▶ [Instructions to follow]: Without the pictures, print the lines running from the beginning of the material to the line containing "const scaleTicks = [-1,0,10];", both ends included.

▶ [Information supplied]:
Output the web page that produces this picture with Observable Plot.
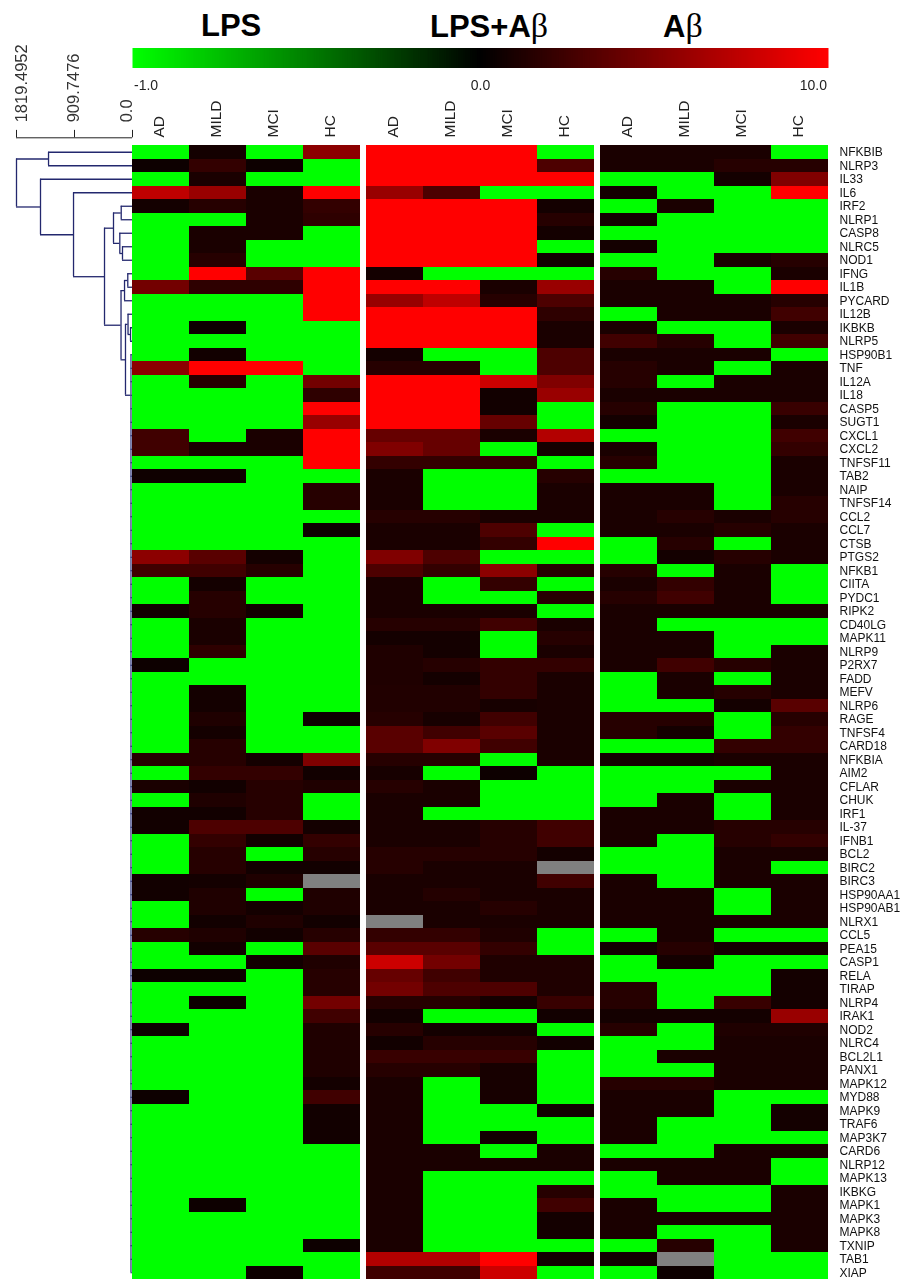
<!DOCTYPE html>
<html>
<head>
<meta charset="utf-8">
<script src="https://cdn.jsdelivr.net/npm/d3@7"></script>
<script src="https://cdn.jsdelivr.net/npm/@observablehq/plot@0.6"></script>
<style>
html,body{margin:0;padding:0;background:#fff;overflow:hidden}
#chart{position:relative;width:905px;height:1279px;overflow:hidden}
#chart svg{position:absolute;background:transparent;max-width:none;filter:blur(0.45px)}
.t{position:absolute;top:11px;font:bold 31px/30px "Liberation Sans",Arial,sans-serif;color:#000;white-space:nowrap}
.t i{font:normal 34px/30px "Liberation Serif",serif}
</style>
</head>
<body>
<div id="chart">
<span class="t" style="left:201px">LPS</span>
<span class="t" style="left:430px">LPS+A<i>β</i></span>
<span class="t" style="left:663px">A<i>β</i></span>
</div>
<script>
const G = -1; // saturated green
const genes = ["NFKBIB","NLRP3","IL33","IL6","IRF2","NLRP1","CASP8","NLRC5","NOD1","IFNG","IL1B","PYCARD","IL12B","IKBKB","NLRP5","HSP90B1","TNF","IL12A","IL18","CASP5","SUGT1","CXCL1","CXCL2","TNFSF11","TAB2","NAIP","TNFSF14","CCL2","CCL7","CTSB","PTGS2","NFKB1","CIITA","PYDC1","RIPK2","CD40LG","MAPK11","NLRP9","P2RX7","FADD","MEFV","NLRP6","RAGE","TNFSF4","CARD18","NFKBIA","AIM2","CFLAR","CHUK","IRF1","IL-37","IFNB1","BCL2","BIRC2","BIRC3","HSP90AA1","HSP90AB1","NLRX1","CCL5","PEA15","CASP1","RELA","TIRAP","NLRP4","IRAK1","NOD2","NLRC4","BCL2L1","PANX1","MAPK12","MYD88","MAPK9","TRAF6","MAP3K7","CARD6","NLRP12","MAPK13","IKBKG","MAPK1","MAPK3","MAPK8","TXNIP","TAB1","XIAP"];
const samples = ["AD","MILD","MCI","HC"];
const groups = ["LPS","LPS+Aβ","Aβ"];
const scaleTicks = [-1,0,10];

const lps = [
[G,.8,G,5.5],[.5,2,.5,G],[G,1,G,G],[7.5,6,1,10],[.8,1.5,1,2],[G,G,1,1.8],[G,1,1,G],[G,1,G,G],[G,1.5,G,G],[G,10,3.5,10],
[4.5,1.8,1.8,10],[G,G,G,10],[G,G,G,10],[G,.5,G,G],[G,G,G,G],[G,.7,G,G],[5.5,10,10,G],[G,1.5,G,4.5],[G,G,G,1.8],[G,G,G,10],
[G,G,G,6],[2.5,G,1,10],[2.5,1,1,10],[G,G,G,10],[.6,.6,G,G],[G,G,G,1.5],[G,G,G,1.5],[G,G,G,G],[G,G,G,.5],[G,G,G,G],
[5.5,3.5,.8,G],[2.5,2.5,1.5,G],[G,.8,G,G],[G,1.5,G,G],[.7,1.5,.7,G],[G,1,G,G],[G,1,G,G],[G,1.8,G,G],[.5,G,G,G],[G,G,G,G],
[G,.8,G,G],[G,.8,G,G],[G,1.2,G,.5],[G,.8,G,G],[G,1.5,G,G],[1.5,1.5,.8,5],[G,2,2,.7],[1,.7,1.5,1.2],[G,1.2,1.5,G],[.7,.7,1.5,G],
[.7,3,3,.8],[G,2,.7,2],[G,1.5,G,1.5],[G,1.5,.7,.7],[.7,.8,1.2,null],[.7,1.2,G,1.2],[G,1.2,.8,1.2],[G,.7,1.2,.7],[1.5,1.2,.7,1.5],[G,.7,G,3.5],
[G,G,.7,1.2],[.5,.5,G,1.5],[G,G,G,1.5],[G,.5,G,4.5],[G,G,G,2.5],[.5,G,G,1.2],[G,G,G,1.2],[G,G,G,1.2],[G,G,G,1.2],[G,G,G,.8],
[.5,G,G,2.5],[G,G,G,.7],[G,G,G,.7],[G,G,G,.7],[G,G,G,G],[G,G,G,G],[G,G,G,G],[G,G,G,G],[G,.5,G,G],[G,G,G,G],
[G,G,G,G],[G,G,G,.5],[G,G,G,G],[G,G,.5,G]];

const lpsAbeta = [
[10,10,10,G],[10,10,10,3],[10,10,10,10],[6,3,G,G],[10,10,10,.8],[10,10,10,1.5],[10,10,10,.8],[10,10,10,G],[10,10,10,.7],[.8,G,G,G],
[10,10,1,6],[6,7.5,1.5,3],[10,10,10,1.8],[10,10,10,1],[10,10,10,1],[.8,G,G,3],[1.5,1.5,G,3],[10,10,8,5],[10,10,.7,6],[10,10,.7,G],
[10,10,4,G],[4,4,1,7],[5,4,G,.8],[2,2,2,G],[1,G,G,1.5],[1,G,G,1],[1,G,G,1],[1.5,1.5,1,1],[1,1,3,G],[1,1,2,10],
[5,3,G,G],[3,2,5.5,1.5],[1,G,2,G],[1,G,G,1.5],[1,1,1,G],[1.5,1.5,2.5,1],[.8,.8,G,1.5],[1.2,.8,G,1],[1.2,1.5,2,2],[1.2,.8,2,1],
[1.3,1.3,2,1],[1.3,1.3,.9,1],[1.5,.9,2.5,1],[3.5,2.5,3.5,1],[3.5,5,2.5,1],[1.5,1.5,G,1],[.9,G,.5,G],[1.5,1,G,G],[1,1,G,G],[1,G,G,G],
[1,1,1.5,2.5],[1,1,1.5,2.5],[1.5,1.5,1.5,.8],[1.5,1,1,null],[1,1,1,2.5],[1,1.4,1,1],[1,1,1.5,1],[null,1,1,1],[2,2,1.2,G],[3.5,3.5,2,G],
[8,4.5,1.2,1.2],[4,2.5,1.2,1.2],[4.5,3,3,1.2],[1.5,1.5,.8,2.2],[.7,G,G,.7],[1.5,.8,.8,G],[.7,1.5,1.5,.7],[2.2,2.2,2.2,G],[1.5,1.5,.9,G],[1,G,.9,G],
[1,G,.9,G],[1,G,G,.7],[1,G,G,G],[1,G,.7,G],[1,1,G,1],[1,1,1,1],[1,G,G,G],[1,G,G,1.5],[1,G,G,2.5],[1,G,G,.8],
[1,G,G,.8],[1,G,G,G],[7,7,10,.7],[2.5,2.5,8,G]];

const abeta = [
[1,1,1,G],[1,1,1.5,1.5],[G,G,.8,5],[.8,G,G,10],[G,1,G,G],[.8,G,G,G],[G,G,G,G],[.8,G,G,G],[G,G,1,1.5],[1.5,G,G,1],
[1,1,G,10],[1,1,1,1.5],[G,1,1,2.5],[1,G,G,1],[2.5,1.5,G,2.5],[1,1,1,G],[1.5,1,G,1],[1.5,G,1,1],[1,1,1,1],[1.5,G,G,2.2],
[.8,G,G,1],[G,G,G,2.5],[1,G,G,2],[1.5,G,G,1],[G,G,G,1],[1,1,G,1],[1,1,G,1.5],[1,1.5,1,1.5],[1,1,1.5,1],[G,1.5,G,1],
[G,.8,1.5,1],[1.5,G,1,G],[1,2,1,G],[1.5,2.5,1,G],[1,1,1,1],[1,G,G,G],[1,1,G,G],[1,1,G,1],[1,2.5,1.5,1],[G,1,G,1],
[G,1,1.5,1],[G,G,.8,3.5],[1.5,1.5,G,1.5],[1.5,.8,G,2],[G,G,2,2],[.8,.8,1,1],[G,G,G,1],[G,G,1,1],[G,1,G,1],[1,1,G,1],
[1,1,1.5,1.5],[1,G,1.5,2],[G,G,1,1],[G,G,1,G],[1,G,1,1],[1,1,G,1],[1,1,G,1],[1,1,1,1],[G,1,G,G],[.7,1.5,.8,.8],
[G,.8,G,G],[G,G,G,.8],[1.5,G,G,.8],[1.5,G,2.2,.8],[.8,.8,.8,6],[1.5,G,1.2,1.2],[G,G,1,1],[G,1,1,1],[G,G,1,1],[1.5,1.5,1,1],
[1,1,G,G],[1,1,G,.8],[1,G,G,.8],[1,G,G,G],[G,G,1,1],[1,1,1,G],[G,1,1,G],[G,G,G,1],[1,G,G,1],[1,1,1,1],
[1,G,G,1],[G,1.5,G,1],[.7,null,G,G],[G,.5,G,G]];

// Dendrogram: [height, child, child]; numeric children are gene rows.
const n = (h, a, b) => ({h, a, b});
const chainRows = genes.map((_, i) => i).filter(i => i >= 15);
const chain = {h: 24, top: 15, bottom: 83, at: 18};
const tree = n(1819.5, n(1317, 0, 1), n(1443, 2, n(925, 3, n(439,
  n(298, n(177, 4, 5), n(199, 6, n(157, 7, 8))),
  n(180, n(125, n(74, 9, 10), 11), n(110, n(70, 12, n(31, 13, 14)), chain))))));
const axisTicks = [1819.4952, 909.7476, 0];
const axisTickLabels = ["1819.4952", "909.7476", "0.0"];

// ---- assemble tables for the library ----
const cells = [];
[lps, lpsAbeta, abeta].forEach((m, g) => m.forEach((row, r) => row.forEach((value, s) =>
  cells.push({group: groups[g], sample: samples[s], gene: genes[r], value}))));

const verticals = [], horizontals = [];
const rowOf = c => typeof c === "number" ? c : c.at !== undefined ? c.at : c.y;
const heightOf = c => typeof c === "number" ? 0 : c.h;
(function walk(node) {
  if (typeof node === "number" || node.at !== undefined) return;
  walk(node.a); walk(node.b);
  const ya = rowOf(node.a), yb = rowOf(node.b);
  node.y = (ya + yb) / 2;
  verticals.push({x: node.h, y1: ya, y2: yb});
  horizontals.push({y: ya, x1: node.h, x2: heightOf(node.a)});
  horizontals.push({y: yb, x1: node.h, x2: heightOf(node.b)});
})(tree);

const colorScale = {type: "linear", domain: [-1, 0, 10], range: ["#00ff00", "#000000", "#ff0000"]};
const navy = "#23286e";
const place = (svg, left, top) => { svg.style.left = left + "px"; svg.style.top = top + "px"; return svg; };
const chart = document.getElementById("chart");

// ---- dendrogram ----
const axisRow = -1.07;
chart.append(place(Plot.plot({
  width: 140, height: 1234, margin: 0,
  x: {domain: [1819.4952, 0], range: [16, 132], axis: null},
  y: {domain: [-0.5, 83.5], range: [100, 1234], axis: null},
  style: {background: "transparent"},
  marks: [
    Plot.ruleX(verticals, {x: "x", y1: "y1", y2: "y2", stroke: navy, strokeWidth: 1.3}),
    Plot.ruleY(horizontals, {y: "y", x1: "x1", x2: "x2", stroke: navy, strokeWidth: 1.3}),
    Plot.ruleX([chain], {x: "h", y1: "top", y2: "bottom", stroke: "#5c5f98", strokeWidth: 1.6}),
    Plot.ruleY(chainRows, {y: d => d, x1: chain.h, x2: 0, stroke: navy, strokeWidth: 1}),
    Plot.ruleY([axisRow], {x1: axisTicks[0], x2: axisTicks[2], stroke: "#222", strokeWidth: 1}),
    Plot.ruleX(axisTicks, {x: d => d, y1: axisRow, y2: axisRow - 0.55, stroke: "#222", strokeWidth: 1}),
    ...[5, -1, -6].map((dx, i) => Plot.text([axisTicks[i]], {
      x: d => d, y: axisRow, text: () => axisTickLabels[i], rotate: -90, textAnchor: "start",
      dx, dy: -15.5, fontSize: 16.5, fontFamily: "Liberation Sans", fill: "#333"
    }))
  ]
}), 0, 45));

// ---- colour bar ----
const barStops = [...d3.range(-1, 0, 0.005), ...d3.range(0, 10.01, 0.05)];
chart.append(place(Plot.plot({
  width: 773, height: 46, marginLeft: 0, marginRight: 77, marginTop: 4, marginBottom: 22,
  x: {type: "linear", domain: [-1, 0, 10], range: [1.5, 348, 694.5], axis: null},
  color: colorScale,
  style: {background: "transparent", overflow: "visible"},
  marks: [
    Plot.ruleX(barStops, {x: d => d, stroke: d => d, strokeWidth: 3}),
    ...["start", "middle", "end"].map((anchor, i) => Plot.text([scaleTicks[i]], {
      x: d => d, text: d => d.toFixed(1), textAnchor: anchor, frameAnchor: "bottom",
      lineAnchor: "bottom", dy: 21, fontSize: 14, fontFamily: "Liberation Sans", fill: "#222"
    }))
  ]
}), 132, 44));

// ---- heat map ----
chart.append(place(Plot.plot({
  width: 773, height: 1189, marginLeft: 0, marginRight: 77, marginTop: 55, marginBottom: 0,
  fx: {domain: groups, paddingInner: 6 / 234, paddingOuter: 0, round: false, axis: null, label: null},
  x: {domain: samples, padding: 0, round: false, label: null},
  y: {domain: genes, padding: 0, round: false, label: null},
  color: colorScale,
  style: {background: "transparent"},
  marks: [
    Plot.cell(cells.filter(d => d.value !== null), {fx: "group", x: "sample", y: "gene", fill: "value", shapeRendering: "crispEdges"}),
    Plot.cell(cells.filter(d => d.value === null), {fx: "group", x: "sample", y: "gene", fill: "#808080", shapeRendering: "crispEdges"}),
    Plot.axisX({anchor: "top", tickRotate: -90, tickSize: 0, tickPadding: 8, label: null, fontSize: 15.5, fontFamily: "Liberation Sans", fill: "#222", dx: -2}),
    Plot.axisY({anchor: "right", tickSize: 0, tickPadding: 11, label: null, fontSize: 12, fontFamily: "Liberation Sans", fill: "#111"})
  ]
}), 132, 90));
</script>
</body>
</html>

▶ [Solution to this task]:
Output the web page that produces this picture with Observable Plot.
<!DOCTYPE html>
<html>
<head>
<meta charset="utf-8">
<script src="https://cdn.jsdelivr.net/npm/d3@7"></script>
<script src="https://cdn.jsdelivr.net/npm/@observablehq/plot@0.6"></script>
<style>
html,body{margin:0;padding:0;background:#fff;overflow:hidden}
#chart{position:relative;width:905px;height:1279px;overflow:hidden}
#chart svg{position:absolute;background:transparent;max-width:none;filter:blur(0.45px)}
.t{position:absolute;top:11px;font:bold 31px/30px "Liberation Sans",Arial,sans-serif;color:#000;white-space:nowrap}
.t i{font:normal 34px/30px "Liberation Serif",serif}
</style>
</head>
<body>
<div id="chart">
<span class="t" style="left:201px">LPS</span>
<span class="t" style="left:430px">LPS+A<i>β</i></span>
<span class="t" style="left:663px">A<i>β</i></span>
</div>
<script>
const G = -1; // saturated green
const genes = ["NFKBIB","NLRP3","IL33","IL6","IRF2","NLRP1","CASP8","NLRC5","NOD1","IFNG","IL1B","PYCARD","IL12B","IKBKB","NLRP5","HSP90B1","TNF","IL12A","IL18","CASP5","SUGT1","CXCL1","CXCL2","TNFSF11","TAB2","NAIP","TNFSF14","CCL2","CCL7","CTSB","PTGS2","NFKB1","CIITA","PYDC1","RIPK2","CD40LG","MAPK11","NLRP9","P2RX7","FADD","MEFV","NLRP6","RAGE","TNFSF4","CARD18","NFKBIA","AIM2","CFLAR","CHUK","IRF1","IL-37","IFNB1","BCL2","BIRC2","BIRC3","HSP90AA1","HSP90AB1","NLRX1","CCL5","PEA15","CASP1","RELA","TIRAP","NLRP4","IRAK1","NOD2","NLRC4","BCL2L1","PANX1","MAPK12","MYD88","MAPK9","TRAF6","MAP3K7","CARD6","NLRP12","MAPK13","IKBKG","MAPK1","MAPK3","MAPK8","TXNIP","TAB1","XIAP"];
const samples = ["AD","MILD","MCI","HC"];
const groups = ["LPS","LPS+Aβ","Aβ"];
const scaleTicks = [-1,0,10];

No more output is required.